## What this task involves
Begin with the first line of the material and copy each line word for word through the line that contains "const areaTicks = [0,100,200,300];"; the pictures are left out.

____ Provided data

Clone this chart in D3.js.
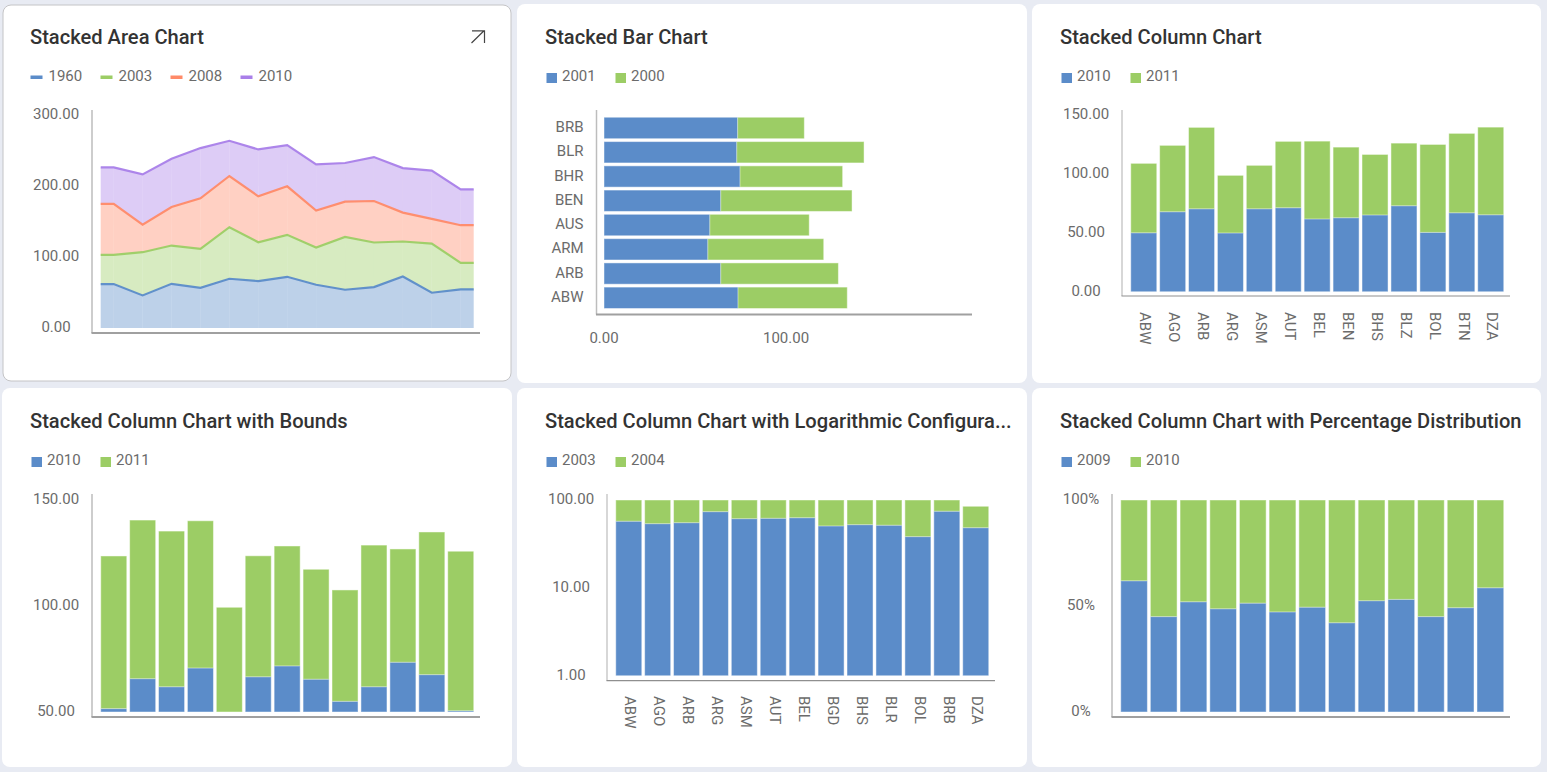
<!DOCTYPE html>
<html>
<head>
<meta charset="utf-8">
<script src="https://cdn.jsdelivr.net/npm/d3@7/dist/d3.min.js"></script>
<style>
html,body{margin:0;padding:0;background:#e8ebf3;overflow:hidden}
svg{display:block;font-family:Roboto,sans-serif}
.title{font-size:20.13px;font-weight:500;fill:#333}
.legend{font-size:15px;fill:#6b6b6b}
.tick text{font-family:Roboto,sans-serif;font-size:15px;fill:#6b6b6b}
</style>
</head>
<body>
<svg id="c" width="1547" height="772"></svg>
<script>
// ---------- Stacked Area Chart ----------
const areaKeys = ["1960","2003","2008","2010"];
const area1960 = [62,46,62.4,56.8,69.5,66.2,72.3,61,54,57.7,72.8,49.8,54.5];
const area2003 = [41.3,61,54,54.9,72.8,54.9,59.2,52.6,74.6,63,49.3,69.4,37.5];
const area2008 = [71.8,39,54.5,71.4,72.3,64.8,68.5,52.1,49.8,58.6,40.8,34.8,53.1];
const area2010 = [51.7,70.9,68.1,70.9,49.7,66.2,58.2,65.3,54.5,62,62.9,68.1,50.7];
const areaTicks = [0,100,200,300];

// ---------- Stacked Bar Chart ----------
const barCats = ["BRB","BLR","BHR","BEN","AUS","ARM","ARB","ABW"];
const bar2001 = [73.4,72.9,74.7,64.1,58.1,57,64.1,73.6];
const bar2000 = [36.7,70,56.4,72.2,54.7,63.7,64.7,60.1];
const barTicks = [0,100];

// ---------- Stacked Column Chart ----------
const colCats = ["ABW","AGO","ARB","ARG","ASM","AUT","BEL","BEN","BHS","BLZ","BOL","BTN","DZA"];
const col2010 = [50.1,68,70.5,49.9,70.5,71.4,61.8,62.9,65.2,73.1,50.4,67.1,65.4];
const col2011 = [59,56.4,69.2,49,36.9,56.4,66.2,60,51.5,53.2,74.8,67.5,74.5];
const colTicks = [0,50,100,150];

// ---------- Stacked Column Chart with Bounds ----------
const bnd2010 = [51.6,65.7,61.9,70.7,50,66.6,71.7,65.4,55,61.9,73.4,67.6,50.6];
const bnd2011 = [71.9,74.7,73.3,69.4,49.3,57,56.5,51.8,52.5,66.7,53.4,67.2,75.1];
const bndTicks = [50,100,150];

// ---------- Stacked Column Chart with Logarithmic Configuration ----------
const logCats = ["ABW","AGO","ARB","ARG","ASM","AUT","BEL","BGD","BHS","BLR","BOL","BRB","DZA"];
const log2003 = [57.2,53.8,55.2,73.7,61.3,61.8,62.9,50.6,52.4,51.5,38.3,74.3,48.4];
const log2004 = [43,46.5,45,26.5,39,38.5,37.5,49.5,48,48.5,62,26,36.3];
const logTicks = [1,10,100];

// ---------- Stacked Column Chart with Percentage Distribution ----------
const pct2009 = [61.9,45,52,48.7,51.3,47.2,49.4,42.1,52.5,53.1,45,49.2,58.6];
const pct2010 = [38.1,55,48,51.3,48.7,52.8,50.6,57.9,47.5,46.9,55,50.8,41.4];
const pctTicks = [0,50,100];

const BLUE="#5b8cc9", GREEN="#9ccd65", ORANGE="#ff8a68", PURPLE="#a97fe9";
const svg = d3.select("#c");

function card(x,y,w,h,bordered){
  svg.append("rect").attr("x",x).attr("y",y).attr("width",w).attr("height",h).attr("rx",8)
    .attr("fill","#fff").attr("stroke",bordered?"#c4c4c6":"none");
}
function header(x,y,title,labels,colors,isLine){
  svg.append("text").attr("class","title").attr("x",x<10?30:x+28).attr("y",y+(isLine?38.5:39.5)).text(title);
  const step = isLine?70:69;
  labels.forEach((l,i)=>{
    const sx = x+(isLine?27.5:29)+i*step;
    if(isLine){
      svg.append("rect").attr("x",sx).attr("y",y+70.5).attr("width",12).attr("height",3.5).attr("fill",colors[i]);
      svg.append("text").attr("class","legend").attr("x",sx+18).attr("y",y+76).text(l);
    }else{
      svg.append("rect").attr("x",sx+.5).attr("y",y+69).attr("width",10.5).attr("height",10).attr("fill",colors[i]);
      svg.append("text").attr("class","legend").attr("x",sx+16).attr("y",y+76.5).text(l);
    }
  });
}
function frame(ax,top,bottom,right,thick){
  svg.append("line").attr("x1",ax).attr("x2",ax).attr("y1",top).attr("y2",bottom)
    .attr("stroke","#bdbdbd").attr("stroke-width",thick?1.5:1.2);
  svg.append("line").attr("x1",ax-.5).attr("x2",right).attr("y1",bottom).attr("y2",bottom)
    .attr("stroke",thick?"#a0a0a0":"#8f8f8f").attr("stroke-width",thick?2:1.2);
}
function yAxis(scale,ticks,fmt,cx){
  const g = svg.append("g").attr("transform",`translate(${cx},-1)`)
    .call(d3.axisLeft(scale).tickValues(ticks).tickFormat(fmt).tickSize(0).tickPadding(0));
  g.select(".domain").remove();
  g.selectAll("text").attr("x",0).attr("dy","0.31em").attr("text-anchor","middle");
}
function xAxisRot(scale,y){
  const g = svg.append("g").attr("transform",`translate(2,${y})`)
    .call(d3.axisBottom(scale).tickSize(0));
  g.select(".domain").remove();
  g.selectAll("text").attr("x",0).attr("y",0).attr("dy","0.35em")
    .attr("text-anchor","start").attr("transform","rotate(90)");
}
function columns(band,y,stacked,colors,yFloor){
  const g = svg.append("g");
  stacked.forEach((s,i)=>{
    g.selectAll(null).data(s).join("rect")
      .attr("x",(d,j)=>band(band.domain()[j])+.5)
      .attr("width",band.bandwidth()-1)
      .attr("y",d=>y(d[1])+.5)
      .attr("height",d=>Math.max(0,y(Math.max(d[0],yFloor))-y(d[1])-1))
      .attr("fill",colors[i]).attr("stroke",colors[i]).attr("stroke-width",1)
      .attr("stroke-opacity",.55);
  });
}
function stackOf(keys,arrays,offset){
  const rows = arrays[0].map((_,j)=>Object.fromEntries(keys.map((k,i)=>[k,arrays[i][j]])));
  const st = d3.stack().keys(keys);
  if(offset) st.offset(offset);
  return st(rows);
}
const f2 = d3.format(".2f");

// Cards
card(3,5,508,376,true);
card(517,4,510,379); card(1032,4,509,379);
card(2,388,510,379); card(517,388,510,379); card(1032,388,509,379);

// --- Panel 1: area ---
header(3,5,"Stacked Area Chart",areaKeys,[BLUE,GREEN,ORANGE,PURPLE],true);
svg.append("path").attr("d","M471.5 43 L484 30.8 M472 30.8 H484.5 V43").attr("fill","none").attr("stroke","#444").attr("stroke-width",1.2);
{
  const idx = d3.range(area1960.length);
  const band = d3.scaleBand().domain(idx).range([100.7,473.7]).paddingInner(.1);
  const y = d3.scaleLinear().domain([0,300]).range([328,115.5]);
  const colors=[BLUE,GREEN,ORANGE,PURPLE];
  const st = stackOf(areaKeys,[area1960,area2003,area2008,area2010]);
  const px = j => j<0?band.range()[0]:j>=idx.length?band.range()[1]:band(j)+band.bandwidth()/2;
  const ext = s => [{j:-1,d:s[0]},...s.map((d,j)=>({j,d})),{j:idx.length,d:s[s.length-1]}];
  const a = d3.area().x(p=>px(p.j)).y0(p=>y(p.d[0])).y1(p=>y(p.d[1]));
  const l = d3.line().x(p=>px(p.j)).y(p=>y(p.d[1]));
  // one piece per interval between points, so the faint seams of the original show
  st.forEach((s,i)=>{
    const pts = ext(s);
    d3.pairs(pts).forEach(pair=>svg.append("path").attr("d",a(pair)).attr("fill",colors[i]).attr("fill-opacity",.4));
  });
  st.forEach((s,i)=>svg.append("path").attr("d",l(ext(s))).attr("fill","none").attr("stroke",colors[i]).attr("stroke-width",2.2).attr("stroke-opacity",.95));
  frame(92,110,333,480,true);
  yAxis(d3.scaleLinear().domain([0,300]).range([328,115]),areaTicks,f2,56);
}

// --- Panel 2: bar ---
header(517,4,"Stacked Bar Chart",["2001","2000"],[BLUE,GREEN],false);
{
  const x = d3.scaleLinear().domain([0,200]).range([604,968]);
  const band = d3.scaleBand().domain(barCats).range([117.3,308.5]).paddingInner(.12);
  const st = stackOf(["2001","2000"],[bar2001,bar2000]);
  const colors=[BLUE,GREEN];
  st.forEach((s,i)=>{
    svg.append("g").selectAll(null).data(s).join("rect")
      .attr("y",(d,j)=>band(barCats[j])+.5).attr("height",band.bandwidth()-1)
      .attr("x",d=>x(d[0])+.5).attr("width",d=>x(d[1])-x(d[0])-1)
      .attr("fill",colors[i]).attr("stroke",colors[i]).attr("stroke-opacity",.55);
  });
  frame(596.5,110,314.5,972,true);
  const gy = svg.append("g").attr("transform","translate(583.5,-0.5)")
    .call(d3.axisLeft(band).tickSize(0).tickPadding(0));
  gy.select(".domain").remove();
  gy.selectAll("text").attr("x",0).attr("dy","0.3em").attr("text-anchor","end");
  const gx = svg.append("g").attr("transform","translate(-0.5,332)")
    .call(d3.axisBottom(x).tickValues(barTicks).tickFormat(f2).tickSize(0).tickPadding(0));
  gx.select(".domain").remove();
  gx.selectAll("text").attr("y",0).attr("dy","0.72em").attr("text-anchor","middle");
}

// --- Panel 3: column ---
header(1032,4,"Stacked Column Chart",["2010","2011"],[BLUE,GREEN],false);
{
  const band = d3.scaleBand().domain(colCats).range([1130.7,1503.7]).paddingInner(.1);
  const y = d3.scaleLinear().domain([0,150]).range([291.7,115.3]);
  columns(band,y,stackOf(["2010","2011"],[col2010,col2011]),[BLUE,GREEN],0);
  frame(1122,110,296,1510,false);
  yAxis(y,colTicks,f2,1086);
  xAxisRot(band,312);
}

// --- Panel 4: bounds ---
header(2,388,"Stacked Column Chart with Bounds",["2010","2011"],[BLUE,GREEN],false);
{
  const band = d3.scaleBand().domain(d3.range(bnd2010.length)).range([100.7,473.7]).paddingInner(.1);
  const y = d3.scaleLinear().domain([50,150]).range([712,499.7]).clamp(true);
  columns(band,y,stackOf(["2010","2011"],[bnd2010,bnd2011]),[BLUE,GREEN],50);
  frame(92,494,717,480,true);
  yAxis(y,bndTicks,f2,56);
}

// --- Panel 5: log ---
header(517,388,"Stacked Column Chart with Logarithmic Configura...",["2003","2004"],[BLUE,GREEN],false);
{
  const band = d3.scaleBand().domain(logCats).range([615.7,988.7]).paddingInner(.1);
  const y = d3.scaleLog().domain([1,100]).range([675.7,500]).clamp(true);
  columns(band,y,stackOf(["2003","2004"],[log2003,log2004]),[BLUE,GREEN],1);
  frame(607,494,680.7,995,false);
  yAxis(y,logTicks,f2,571);
  xAxisRot(band,696);
}

// --- Panel 6: percent ---
header(1032,388,"Stacked Column Chart with Percentage Distribution",["2009","2010"],[BLUE,GREEN],false);
{
  const band = d3.scaleBand().domain(d3.range(pct2009.length)).range([1120.7,1503.7]).paddingInner(.1);
  const y = d3.scaleLinear().domain([0,1]).range([712,500]);
  columns(band,y,stackOf(["2009","2010"],[pct2009,pct2010],d3.stackOffsetExpand),[BLUE,GREEN],0);
  frame(1112,494,717,1510,true);
  yAxis(y,pctTicks.map(t=>t/100),d3.format(".0%"),1081);
}
</script>
</body>
</html>
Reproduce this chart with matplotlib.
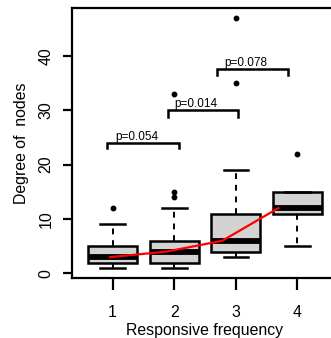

________

## Answer for the task
Clone this chart in D3.js.
<!DOCTYPE html>
<html>
<head>
<meta charset="utf-8">
<script src="https://cdn.jsdelivr.net/npm/d3@7/dist/d3.min.js"></script>
<style>
html,body{margin:0;padding:0;background:#e8ebf3;overflow:hidden}
svg{display:block;font-family:Roboto,sans-serif}
.title{font-size:20.13px;font-weight:500;fill:#333}
.legend{font-size:15px;fill:#6b6b6b}
.tick text{font-family:Roboto,sans-serif;font-size:15px;fill:#6b6b6b}
</style>
</head>
<body>
<svg id="c" width="1547" height="772"></svg>
<script>
// ---------- Stacked Area Chart ----------
const areaKeys = ["1960","2003","2008","2010"];
const area1960 = [62,46,62.4,56.8,69.5,66.2,72.3,61,54,57.7,72.8,49.8,54.5];
const area2003 = [41.3,61,54,54.9,72.8,54.9,59.2,52.6,74.6,63,49.3,69.4,37.5];
const area2008 = [71.8,39,54.5,71.4,72.3,64.8,68.5,52.1,49.8,58.6,40.8,34.8,53.1];
const area2010 = [51.7,70.9,68.1,70.9,49.7,66.2,58.2,65.3,54.5,62,62.9,68.1,50.7];
const areaTicks = [0,100,200,300];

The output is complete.